The Liberal Democrat/Conservative administration which runs the council wants to reduce the number of councillors from 60 to 40. That would mean the number of Saddleworth representatives on the authority would be cut from nine to six, with two councillors sitting for each ward instead of the current three.
The council has put the idea forward in an attempt to save money. It has estimated the changes would lead to an annual saving of £280,000 on allowances and expenses, plus an extra £75,000 for having elections less often.
Under the administration’s proposals, council elections would be held every two years, and instead of the existing system of elections in three years out of every four. The changes would take effect from 2012. Having found £41m of savings from its budget for 2011/12, the council must identify a further £24m for 2012/13.
The council has the power to reduce the number of members, but it would need the backing of two-thirds of all councillors plus approval from Local Government Secretary Eric Pickles before it would be able to change its electoral cycle.
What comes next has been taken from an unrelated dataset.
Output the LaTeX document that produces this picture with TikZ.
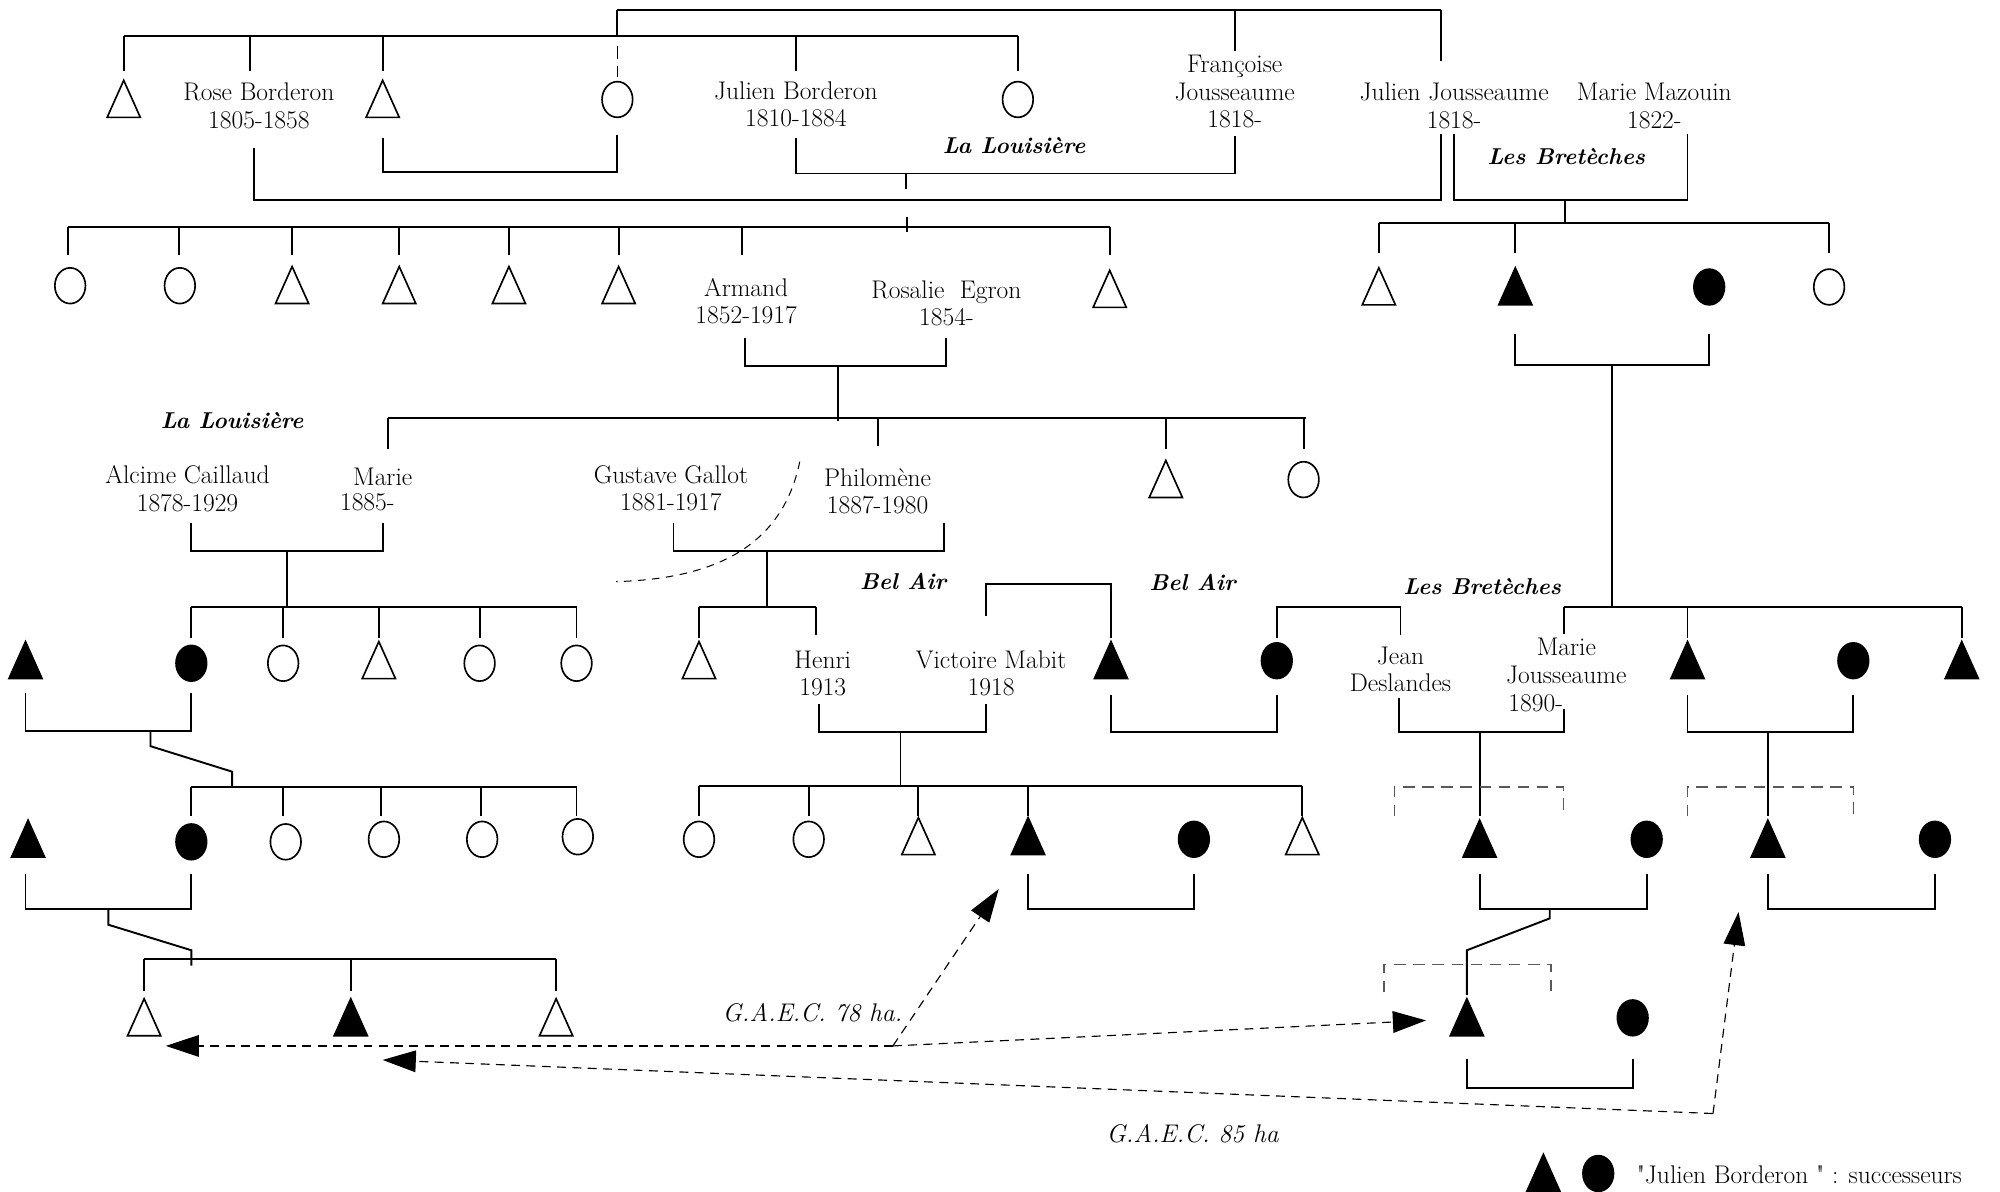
\documentclass[tikz,border=0pt]{standalone}
\usetikzlibrary{arrows.meta}
\newcommand{\symT}[3]{\coordinate (#1) at (#2,#3); \draw[shapeline,shift={(#2,#3)}] (-13,14) -- (13,14) -- (0,-15) -- cycle;}
\newcommand{\symTf}[3]{\coordinate (#1) at (#2,#3); \draw[shapeline,fill=black,shift={(#2,#3)}] (-13,14) -- (13,14) -- (0,-15) -- cycle;}
\newcommand{\symC}[3]{\coordinate (#1) at (#2,#3); \draw[shapeline] (#2,#3) ellipse [x radius=12, y radius=14];}
\newcommand{\symCf}[3]{\coordinate (#1) at (#2,#3); \draw[shapeline,fill=black] (#2,#3) ellipse [x radius=12, y radius=14];}
\begin{document}
\begin{tikzpicture}[x=1pt,y=-1pt,
  every node/.style={font=\fontsize{20}{21.5}\selectfont, inner sep=0pt, align=center},
  shapeline/.style={line width=1.3pt, line join=miter},
  kin/.style={line width=1.5pt},
  place/.style={font=\fontsize{18}{21.5}\selectfont\bfseries\itshape},
  gaec/.style={font=\fontsize{20}{21.5}\selectfont\itshape},
  dbr/.style={line width=1pt, gray!70!black, dash pattern=on 9pt off 6pt},
  flow/.style={line width=0.9pt, dash pattern=on 7pt off 5pt, -{Triangle[length=26pt,width=17pt]}}]
\useasboundingbox (0,0) rectangle (1568,934);

% ---------- generation 1 ----------
\draw[kin] (484,8) -- (1130,8);
\draw[kin] (484,8) -- (484,28);
\draw[kin] (968,8) -- (968,40);
\draw[kin] (1130,8) -- (1130,48);
\draw[kin] (97,28) -- (798,28);
\foreach \x in {97,196,300,624,798} \draw[kin] (\x,28) -- (\x,56);
\draw[line width=1.3pt, dash pattern=on 10pt off 6pt] (484,36) -- (484,60);
\symT{a1}{97}{78}
\symT{a3}{300}{78}
\symC{a4}{484}{78}
\symC{a6}{798}{78}
\node (rose) at (203,83) {Rose Borderon\\1805-1858};
\node (julienb) at (624,82) {Julien Borderon\\1810-1884};
\node (francoise) at (968,72) {Françoise\\Jousseaume\\1818-};
\node (julienj) at (1140,83) {Julien Jousseaume\\1818-};
\node (mazouin) at (1297,83) {Marie Mazouin\\1822-};
\draw[kin] (300,108) -- (300,135) -- (484,135) -- (484,106);
\draw[kin] (624,108) -- (624,136) -- (968,136) -- (968,107);
\draw[kin] (710,136) -- (710,148);
\draw[kin] (199,116) -- (199,157) -- (1130,157) -- (1130,105);
\draw[kin] (1140,105) -- (1140,157) -- (1323,157) -- (1323,105);
\draw[kin] (1227,157) -- (1227,175);
\node[place] (lou1) at (795,114) {La Louisière};
\node[place] (bre1) at (1228,123) {Les Bretèches};

% ---------- generation 2 ----------
\draw[kin] (53,178) -- (870,178);
\foreach \x in {53,140,229,313,399,485,582,870} \draw[kin] (\x,178) -- (\x,200);
\draw[kin] (711,170) -- (711,182);
\symC{b1}{55}{224}
\symC{b2}{141}{224}
\symT{b3}{229}{224}
\symT{b4}{313}{224}
\symT{b5}{399}{224}
\symT{b6}{485}{224}
\symT{b9}{870}{227}
\node (armand) at (585,236) {Armand\\1852-1917};
\node (rosalie) at (742,238) {Rosalie\ \ Egron\\1854-};
\draw[kin] (1081,175) -- (1434,175);
\foreach \x in {1081,1188,1434} \draw[kin] (\x,175) -- (\x,198);
\symT{c1}{1081}{225}
\symTf{c2}{1188}{225}
\symCf{c3}{1340}{225}
\symC{c4}{1434}{225}
\draw[kin] (1188,262) -- (1188,286) -- (1340,286) -- (1340,262);
\draw[kin] (1264,286) -- (1264,476);
\draw[kin] (584,265) -- (584,287) -- (742,287) -- (742,265);
\draw[kin] (657,287) -- (657,330);

% ---------- generation 3 ----------
\draw[kin] (304,328) -- (1024,328);
\draw[kin] (304,328) -- (304,352);
\draw[kin] (688,328) -- (688,350);
\draw[kin] (914,328) -- (914,352);
\draw[kin] (1022,328) -- (1022,352);
\node[place] (lou2) at (182,330) {La Louisière};
\node (alcime) at (147,383) {Alcime Caillaud\\1878-1929};
\node (marie1) at (300,374) {Marie};
\node (marie1d) at (288,394) {1885-};
\node (gustave) at (526,383) {Gustave Gallot\\1881-1917};
\node (philo) at (688,385) {Philomène\\1887-1980};
\symT{d1}{914}{376}
\symC{d2}{1022}{376}
\draw[kin] (150,410) -- (150,432) -- (300,432) -- (300,410);
\draw[kin] (225,432) -- (225,476);
\draw[kin] (528,410) -- (528,432) -- (740,432) -- (740,410);
\draw[kin] (601,432) -- (601,476);
\coordinate (cv1) at (627,362);
\coordinate (cv2) at (483,456);
\draw[line width=0.8pt, dash pattern=on 6pt off 5pt] (cv1) .. controls (612,435) and (550,454) .. (cv2);

% ---------- generation 4 ----------
\draw[kin] (150,476) -- (452,476);
\foreach \x in {150,222,297,376,452} \draw[kin] (\x,476) -- (\x,500);
\symTf{e1}{20}{518}
\symCf{e2}{150}{520}
\symC{e3}{222}{520}
\symT{e4}{297}{518}
\symC{e5}{376}{520}
\symC{e6}{452}{520}
\draw[kin] (20,543) -- (20,573) -- (150,573) -- (150,543);
\draw[kin] (118,573) -- (118,585) -- (182,605) -- (182,617);
\draw[kin] (548,476) -- (640,476);
\draw[kin] (548,476) -- (548,500);
\draw[kin] (640,476) -- (640,498);
\symT{f1}{548}{518}
\node (henri) at (645,528) {Henri\\1913};
\node[place] (bel1) at (708,456) {Bel Air};
\node[place] (bel2) at (935,457) {Bel Air};
\draw[kin] (773,483) -- (773,458) -- (871,458) -- (871,500);
\node (victoire) at (777,528) {Victoire Mabit\\1918};
\symTf{f2}{871}{518}
\draw[kin] (642,552) -- (642,574) -- (773,574) -- (773,552);
\draw[kin] (706,574) -- (706,616);
\draw[kin] (871,545) -- (871,574) -- (1001,574) -- (1001,545);
\draw[kin] (1001,500) -- (1001,476) -- (1098,476) -- (1098,498);
\symCf{f3}{1001}{518}
\node (jean) at (1098,525) {Jean\\Deslandes};
\node[place] (bre2) at (1162,460) {Les Bretèches};
\draw[kin] (1226,476) -- (1538,476);
\draw[kin] (1226,476) -- (1226,497);
\draw[kin] (1323,476) -- (1323,500);
\draw[kin] (1538,476) -- (1538,500);
\node (mariej1) at (1228,507) {Marie};
\node (mariej2) at (1228,529) {Jousseaume};
\node (mariej3) at (1204,551) {1890-};
\symTf{g1}{1323}{518}
\symCf{g2}{1453}{518}
\symTf{g3}{1538}{518}
\draw[kin] (1097,547) -- (1097,574) -- (1226,574) -- (1226,556);
\draw[kin] (1160,574) -- (1160,640);
\draw[kin] (1323,545) -- (1323,574) -- (1453,574) -- (1453,545);
\draw[kin] (1386,574) -- (1386,640);

% ---------- generation 5 ----------
\draw[kin] (150,617) -- (452,617);
\foreach \x in {150,222,299,377,452} \draw[kin] (\x,617) -- (\x,640);
\symTf{h1}{22}{658}
\symCf{h2}{150}{660}
\symC{h3}{224}{660}
\symC{h4}{301}{658}
\symC{h5}{378}{658}
\symC{h6}{453}{656}
\draw[kin] (20,685) -- (20,713) -- (150,713) -- (150,685);
\draw[kin] (85,713) -- (85,725) -- (150,745) -- (150,757);
\draw[kin] (113,752) -- (436,752);
\foreach \x in {113,275,436} \draw[kin] (\x,752) -- (\x,777);
\symT{k1}{113}{798}
\symTf{k2}{275}{798}
\symT{k3}{436}{798}
\draw[kin] (548,616) -- (1021,616);
\foreach \x in {548,634,720,806,1021} \draw[kin] (\x,616) -- (\x,640);
\symC{i1}{548}{658}
\symC{i2}{634}{658}
\symT{i3}{720}{656}
\symTf{i4}{806}{656}
\symCf{i5}{936}{658}
\symT{i6}{1021}{656}
\draw[kin] (806,685) -- (806,713) -- (936,713) -- (936,685);
\draw[dbr] (1093,640) -- (1093,617) -- (1226,617) -- (1226,640);
\draw[dbr] (1323,640) -- (1323,617) -- (1453,617) -- (1453,640);
\symTf{j1}{1160}{658}
\symCf{j2}{1291}{658}
\symTf{j3}{1386}{658}
\symCf{j4}{1517}{658}
\draw[kin] (1160,685) -- (1160,713) -- (1291,713) -- (1291,685);
\draw[kin] (1215,713) -- (1215,720) -- (1150,745) -- (1150,780);
\draw[dbr] (1085,778) -- (1085,756) -- (1216,756) -- (1216,778);
\draw[kin] (1386,685) -- (1386,713) -- (1517,713) -- (1517,685);
\symTf{m1}{1150}{798}
\symCf{m2}{1280}{798}
\draw[kin] (1150,830) -- (1150,853) -- (1280,853) -- (1280,830);

% ---------- transfers ----------
\coordinate (g78) at (700,820);
\coordinate (t78a) at (783,697);
\coordinate (t78b) at (130,820);
\coordinate (t78c) at (1118,800);
\coordinate (g85) at (1343,873);
\coordinate (t85a) at (300,831);
\coordinate (t85b) at (1363,715);
\draw[flow] (g78) -- (t78a);
\draw[flow] (g78) -- (t78b);
\draw[flow] (g78) -- (t78c);
\draw[flow] (g85) -- (t85a);
\draw[flow] (g85) -- (t85b);
\node[gaec] (l78) at (637,794) {G.A.E.C. 78 ha.};
\node[gaec] (l85) at (935,889) {G.A.E.C. 85 ha};

% ---------- legend ----------
\symTf{lg1}{1210}{920}
\symCf{lg2}{1253}{920}
\node[anchor=west] (legend) at (1283,921) {\textquotedbl Julien Borderon \textquotedbl\ : successeurs};
\end{tikzpicture}
\end{document}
In a statement ahead of today’s meeting, council leader Cllr Howard Sykes said the idea came from the public consultation held over the coming year’s budget savings.
He commented: “Citizens were crystal clear in telling us that in order to protect frontline services no aspect of council business should be exempt from possible savings. That includes looking at the amount of public money spent on councillors, and we have heard that message.”
He continued: “At a time when local government has to make big changes and savings – including redundancies – councillors must not be immune from that process and we have a duty to share the pain. These proposed reductions also reflect the future direction of Oldham Council as being more of a commissioner – rather than a direct provider – of local services.”
The leader of opposition Labour group, Cllr Jim McMahon, has dismissed the idea as a “sham.” He said today: “Cllr Sykes said he was responding to the reaction of the public, but he is clearly selective.”
He continued: “Most members of the public would see officer pay cut, but he has refused. Most people would also like the current administration to be put in stocks on the High Street, but I suspect he’ll pass on that one too.”
Cllr McMahon’s statement went on: “Appealing to public cynicism of politics is cheap and democracy should not be bought and sold. If Cllr Sykes wanted to show we are all in this together he would back our suggestion to cut all allowances.”